Este período é caracterizado essencialmente pelo "libera geral", pela
decadência dos costumes, pela irresponsável e catastrófica permissividade. Há
lei? Vamos burlá-la! Existe impedimento moral para determinado ato, como lesar
nosso semelhante menos esclarecido numa transação qualquer? Mostremos nossa esperteza!
Busquemos levar vantagem em tudo! Com essa mentalidade predominando no dia a
dia, podemos condenar um deputado, ou um senador, que manipula o Orçamento da
União para desviar polpudas importâncias para sua conta corrente particular?

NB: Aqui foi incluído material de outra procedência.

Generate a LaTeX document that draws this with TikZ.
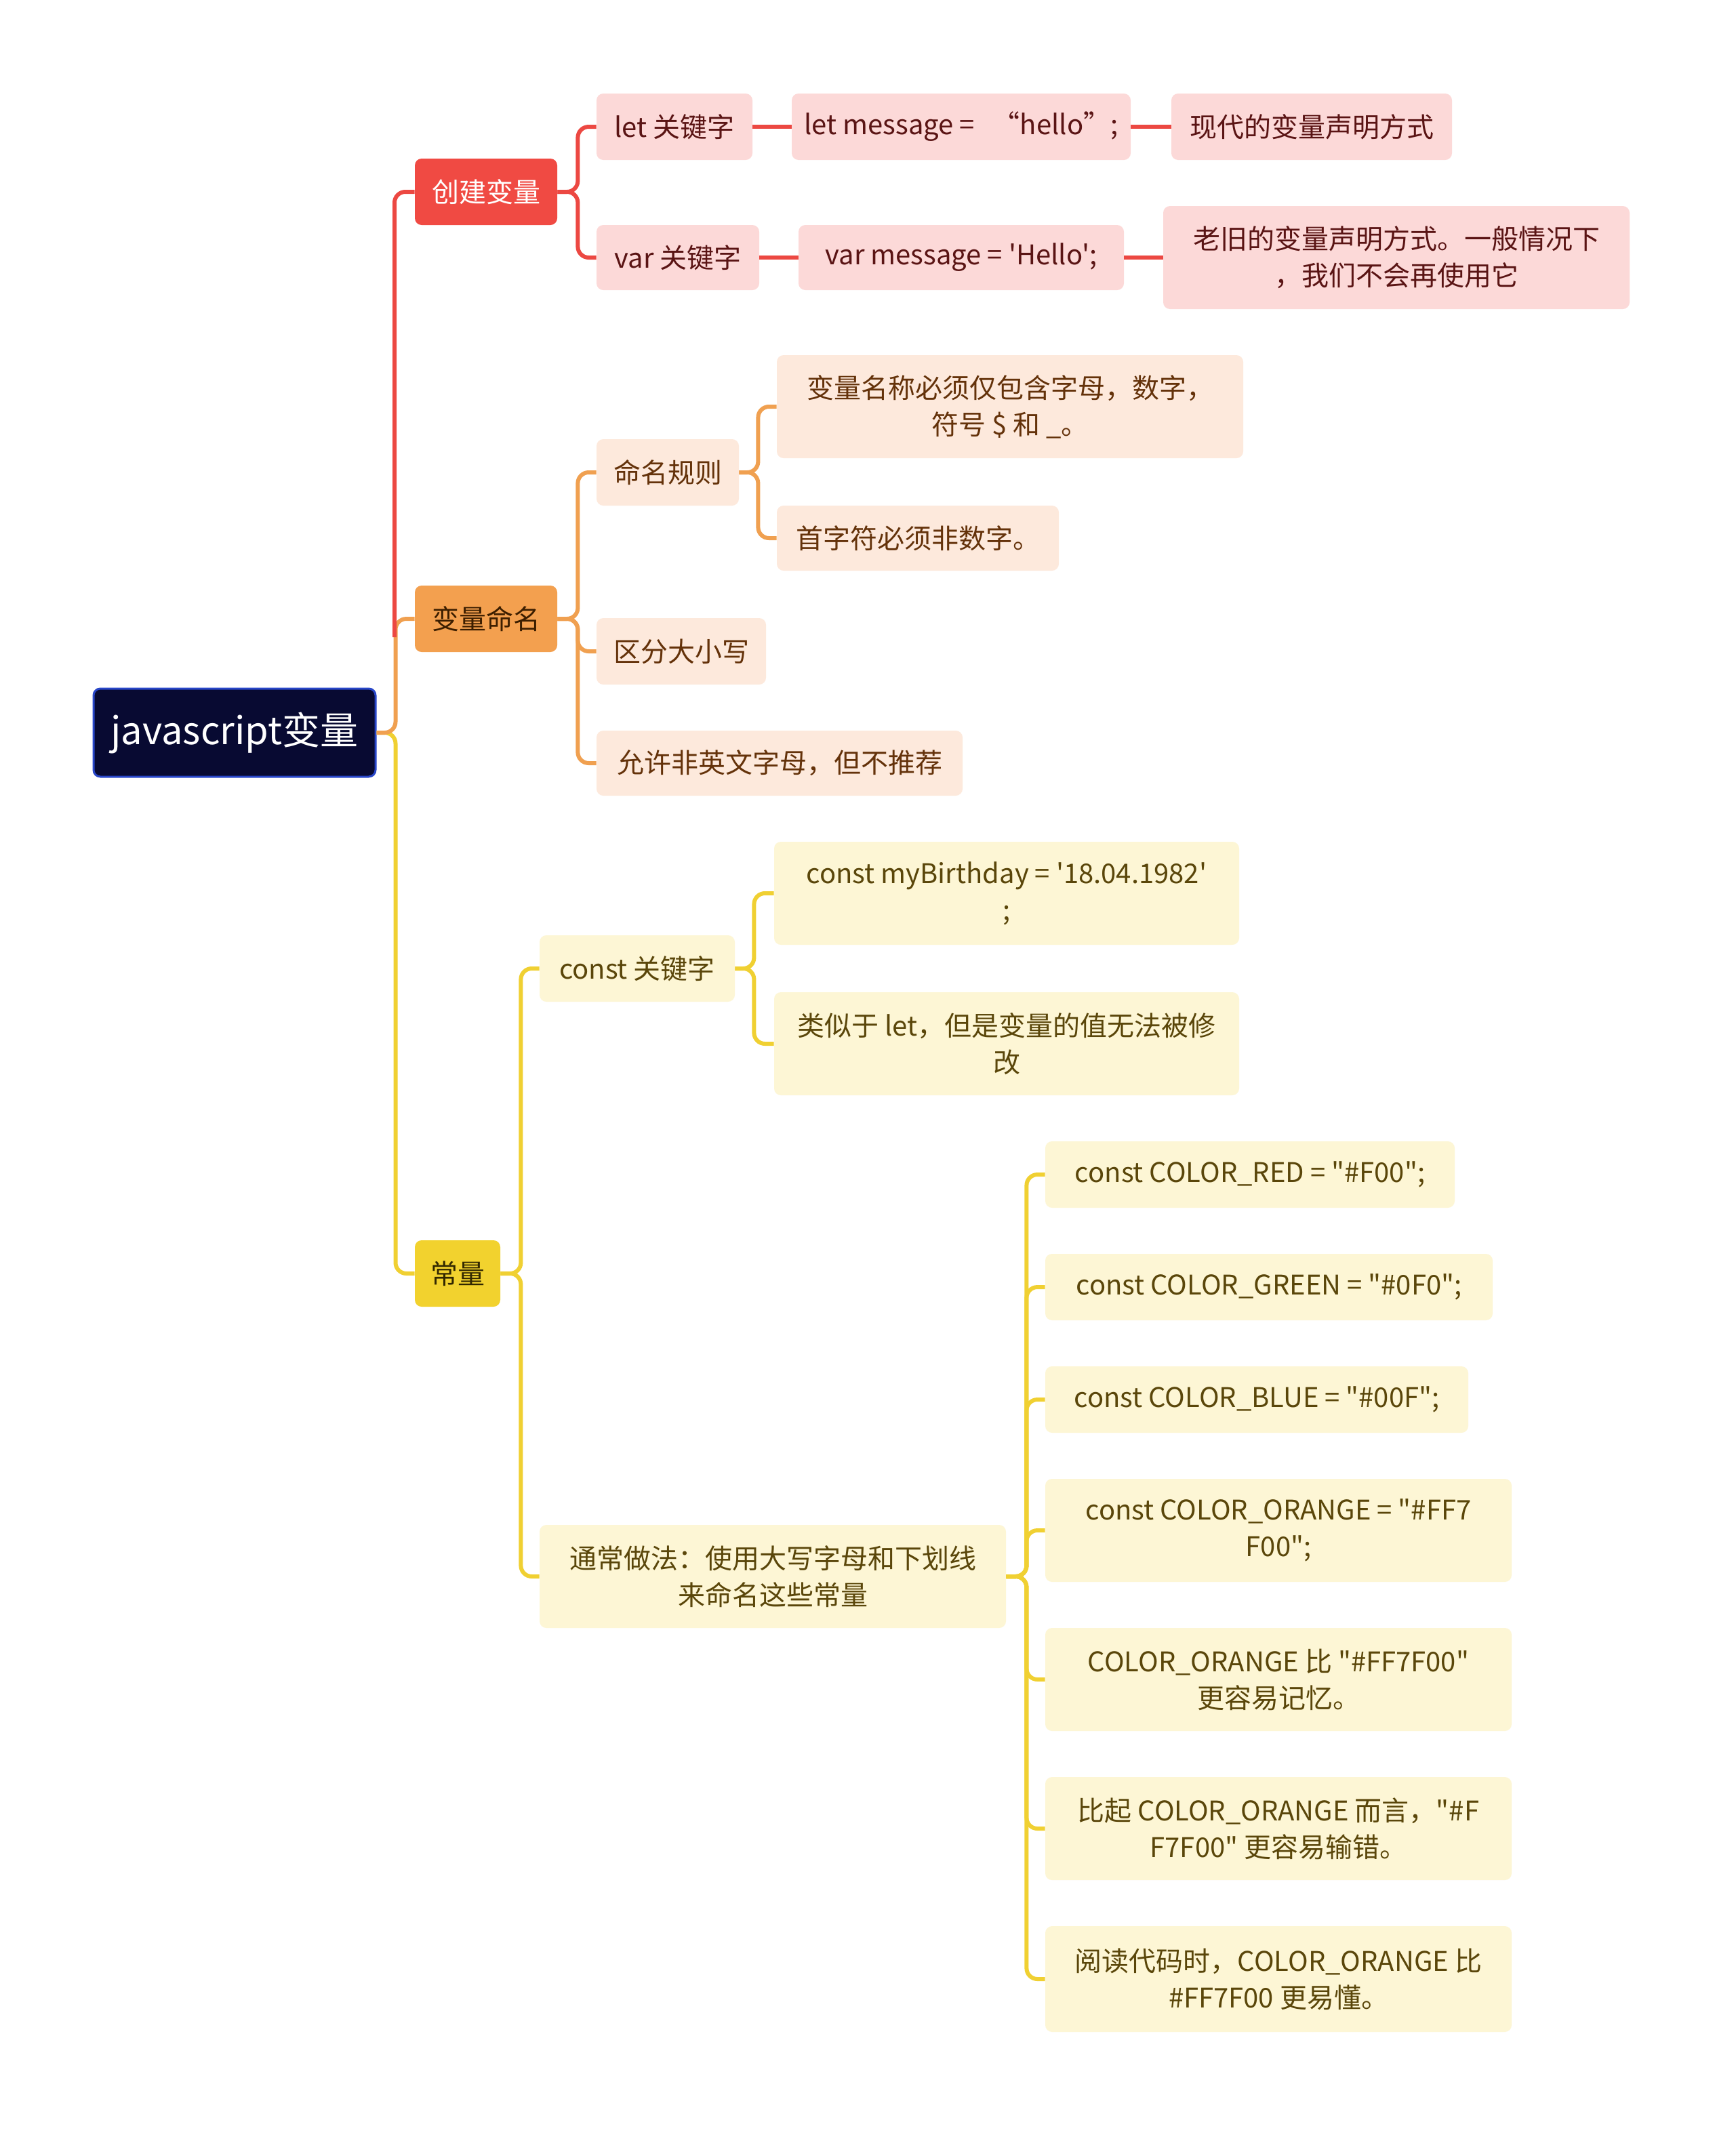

Não seria uma incongruência? Afinal, esse ato lesivo aos cofres públicos é
manifestação de "esperteza" pelos parâmetros comportamentais
implícitos, vigentes na sociedade. Os políticos profissionais, queiram ou não,
refletem o comportamento da comunidade de onde emergem e à qual representam.
São
frutos da sua falta de consciência sobre o certo e o errado, sobre o bem e o
mal. É dessa forma errada de pensar que Steve Biko falava. Se a mudarmos, e
essa mudança tem que começar individualmente, em cada um de nós, as coisas
nunca mais serão as mesmas. Tão aético quanto manipular o Orçamento da União é
transacionar o voto. É trocá-lo por promessa de emprego para si ou para
parentes. É violentar a própria consciência e votar em alguém a troco de
dinheiro, cesta básica ou qualquer outra vantagem, material ou não.
Tão
aético quanto um deputado ou senador aumentar o próprio salário, quando os dos
demais trabalhadores estão achatados ou congelados, é o cidadão sonegar
impostos. Não há corruptos sem os respectivos corruptores. Isto é para lá de
óbvio, mas muitos parecem não entender. Não quero me alongar mais nestas
considerações. Encerro, pois, estas reflexões com uma declaração do poeta
Affonso Romano de Sant'Anna que reflete bem o comportamento do ser humano em
todos os tempos, que diz: "Assim se faz a história: com a agressividade de
poucos, com a ingenuidade de muitos e a dialética dos tolos".